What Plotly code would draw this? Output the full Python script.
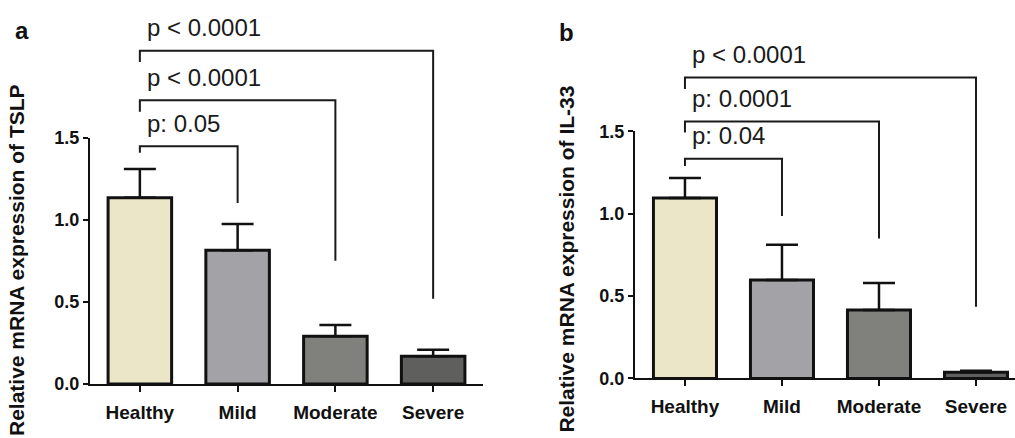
import plotly.graph_objects as go

# ---------------- data ----------------
categories = ["Healthy", "Mild", "Moderate", "Severe"]

tslp_mean = [1.135, 0.816, 0.292, 0.170]
tslp_sem = [0.175, 0.159, 0.068, 0.040]

il33_mean = [1.096, 0.598, 0.415, 0.037]
il33_sem = [0.122, 0.214, 0.164, 0.010]

y_ticks = [0.0, 0.5, 1.0, 1.5]
y_tick_labels = ["0.0", "0.5", "1.0", "1.5"]

# comparisons: Healthy vs Mild / Moderate / Severe
tslp_p_labels = ["p: 0.05", "p < 0.0001", "p < 0.0001"]
tslp_bracket_top = [1.449, 1.730, 2.031]
tslp_bracket_left = [1.410, 1.659, 1.963]
tslp_bracket_right = [1.103, 0.752, 0.520]

il33_p_labels = ["p: 0.04", "p: 0.0001", "p < 0.0001"]
il33_bracket_top = [1.335, 1.561, 1.828]
il33_bracket_left = [1.291, 1.494, 1.758]
il33_bracket_right = [0.986, 0.850, 0.435]

bar_colors = ["#ebe6c8", "#a3a3a7", "#80807c", "#5f5f5d"]

# ---------------- layout helpers ----------------
W, H = 1015, 438
FONT = "Liberation Sans, Arial, Helvetica, sans-serif"
INK = "#111111"

fig = go.Figure()
positions = list(range(len(categories)))


def add_panel(n, mean, sem, p_labels, b_top, b_left, b_right,
              x_px, zero_px, top_px, xrange, ytitle, title_x, title_y,
              letter, letter_xy):
    xa = "x" if n == 1 else f"x{2*n-1}"
    ya = "y" if n == 1 else f"y{2*n-1}"
    xb, yb = f"x{2*n}", f"y{2*n}"

    fig.add_trace(go.Bar(
        x=positions, y=mean, xaxis=xa, yaxis=ya, width=0.65,
        marker=dict(color=bar_colors, line=dict(color=INK, width=3)),
        error_y=dict(type="data", array=sem, arrayminus=[0] * len(sem),
                     symmetric=False, color=INK, thickness=2.5, width=16),
        showlegend=False, hoverinfo="skip",
    ))

    bx, by = [], []
    for i, lbl in enumerate(p_labels):
        j = i + 1
        bx += [positions[0], positions[0], positions[j], positions[j], None]
        by += [b_left[i], b_top[i], b_top[i], b_right[i], None]
        fig.add_annotation(
            x=positions[0], y=b_top[i], xref=xb, yref=yb, text=lbl,
            showarrow=False, xanchor="left", yanchor="middle",
            xshift=5, yshift=23,
            font=dict(family=FONT, size=24, color="#1a1a1a"),
        )
    fig.add_trace(go.Scatter(
        x=bx, y=by, xaxis=xb, yaxis=yb, mode="lines",
        line=dict(color="#1a1a1a", width=2),
        showlegend=False, hoverinfo="skip",
    ))

    xdom = [x_px[0] / W, min(x_px[1] / W, 1.0)]
    ydom_bar = [(H - zero_px) / H, (H - top_px) / H]
    ydom_br = [(H - zero_px) / H, 1.0]
    br_top = y_ticks[-1] * zero_px / (zero_px - top_px)

    axn = lambda a: a.replace("x", "xaxis").replace("y", "yaxis")
    fig.layout[axn(xa)] = dict(
        domain=xdom, range=xrange, anchor=ya,
        tickmode="array", tickvals=positions, ticktext=categories,
        ticks="outside", ticklen=6, tickwidth=2, tickcolor=INK,
        ticklabelstandoff=4,
        showline=True, linewidth=2, linecolor=INK,
        showgrid=False, zeroline=False, fixedrange=True,
        tickfont=dict(family=FONT, size=19, color=INK, weight="bold"),
    )
    fig.layout[axn(ya)] = dict(
        domain=ydom_bar, range=[0, y_ticks[-1]], anchor=xa,
        tickmode="array", tickvals=y_ticks, ticktext=y_tick_labels,
        ticks="outside", ticklen=5, tickwidth=2, tickcolor=INK,
        showline=True, linewidth=2, linecolor=INK,
        showgrid=False, zeroline=False, fixedrange=True,
        tickfont=dict(family=FONT, size=18, color=INK, weight="bold"),
    )
    fig.layout[axn(xb)] = dict(domain=xdom, range=xrange, anchor=yb,
                               visible=False, fixedrange=True)
    fig.layout[axn(yb)] = dict(domain=ydom_br, range=[0, br_top], anchor=xb,
                               visible=False, fixedrange=True)

    fig.add_annotation(
        x=title_x / W, y=1 - title_y / H, xref="paper", yref="paper",
        text=ytitle, textangle=-90, showarrow=False,
        xanchor="center", yanchor="middle",
        font=dict(family=FONT, size=21, color=INK, weight="bold"),
    )
    fig.add_annotation(
        x=letter_xy[0] / W, y=1 - letter_xy[1] / H, xref="paper", yref="paper",
        text=letter, showarrow=False, xanchor="center", yanchor="middle",
        font=dict(family=FONT, size=24, color=INK, weight="bold"),
    )


add_panel(1, tslp_mean, tslp_sem, tslp_p_labels,
          tslp_bracket_top, tslp_bracket_left, tslp_bracket_right,
          x_px=(90, 483), zero_px=392, top_px=134, xrange=[-0.51, 3.51],
          ytitle="Relative mRNA expression of TSLP", title_x=16, title_y=262,
          letter="a", letter_xy=(21.5, 21))

add_panel(2, il33_mean, il33_sem, il33_p_labels,
          il33_bracket_top, il33_bracket_left, il33_bracket_right,
          x_px=(635, 1015), zero_px=386, top_px=127.3, xrange=[-0.515, 3.402],
          ytitle="Relative mRNA expression of IL-33", title_x=566.5, title_y=261,
          letter="b", letter_xy=(566.5, 24))

fig.update_layout(
    width=W, height=H,
    margin=dict(l=0, r=0, t=0, b=0),
    paper_bgcolor="white", plot_bgcolor="rgba(0,0,0,0)",
    bargap=0.3,
)

fig.write_html("out.html", config={"displayModeBar": False})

▶ Work to complete: Up to and including the line with "tslp_bracket_right = [1.103, 0.752, 0.520]", copy the data above from its first line. Skip pictures.

▶ Answer to this exercise:
What Plotly code would draw this? Output the full Python script.
import plotly.graph_objects as go

# ---------------- data ----------------
categories = ["Healthy", "Mild", "Moderate", "Severe"]

tslp_mean = [1.135, 0.816, 0.292, 0.170]
tslp_sem = [0.175, 0.159, 0.068, 0.040]

il33_mean = [1.096, 0.598, 0.415, 0.037]
il33_sem = [0.122, 0.214, 0.164, 0.010]

y_ticks = [0.0, 0.5, 1.0, 1.5]
y_tick_labels = ["0.0", "0.5", "1.0", "1.5"]

# comparisons: Healthy vs Mild / Moderate / Severe
tslp_p_labels = ["p: 0.05", "p < 0.0001", "p < 0.0001"]
tslp_bracket_top = [1.449, 1.730, 2.031]
tslp_bracket_left = [1.410, 1.659, 1.963]
tslp_bracket_right = [1.103, 0.752, 0.520]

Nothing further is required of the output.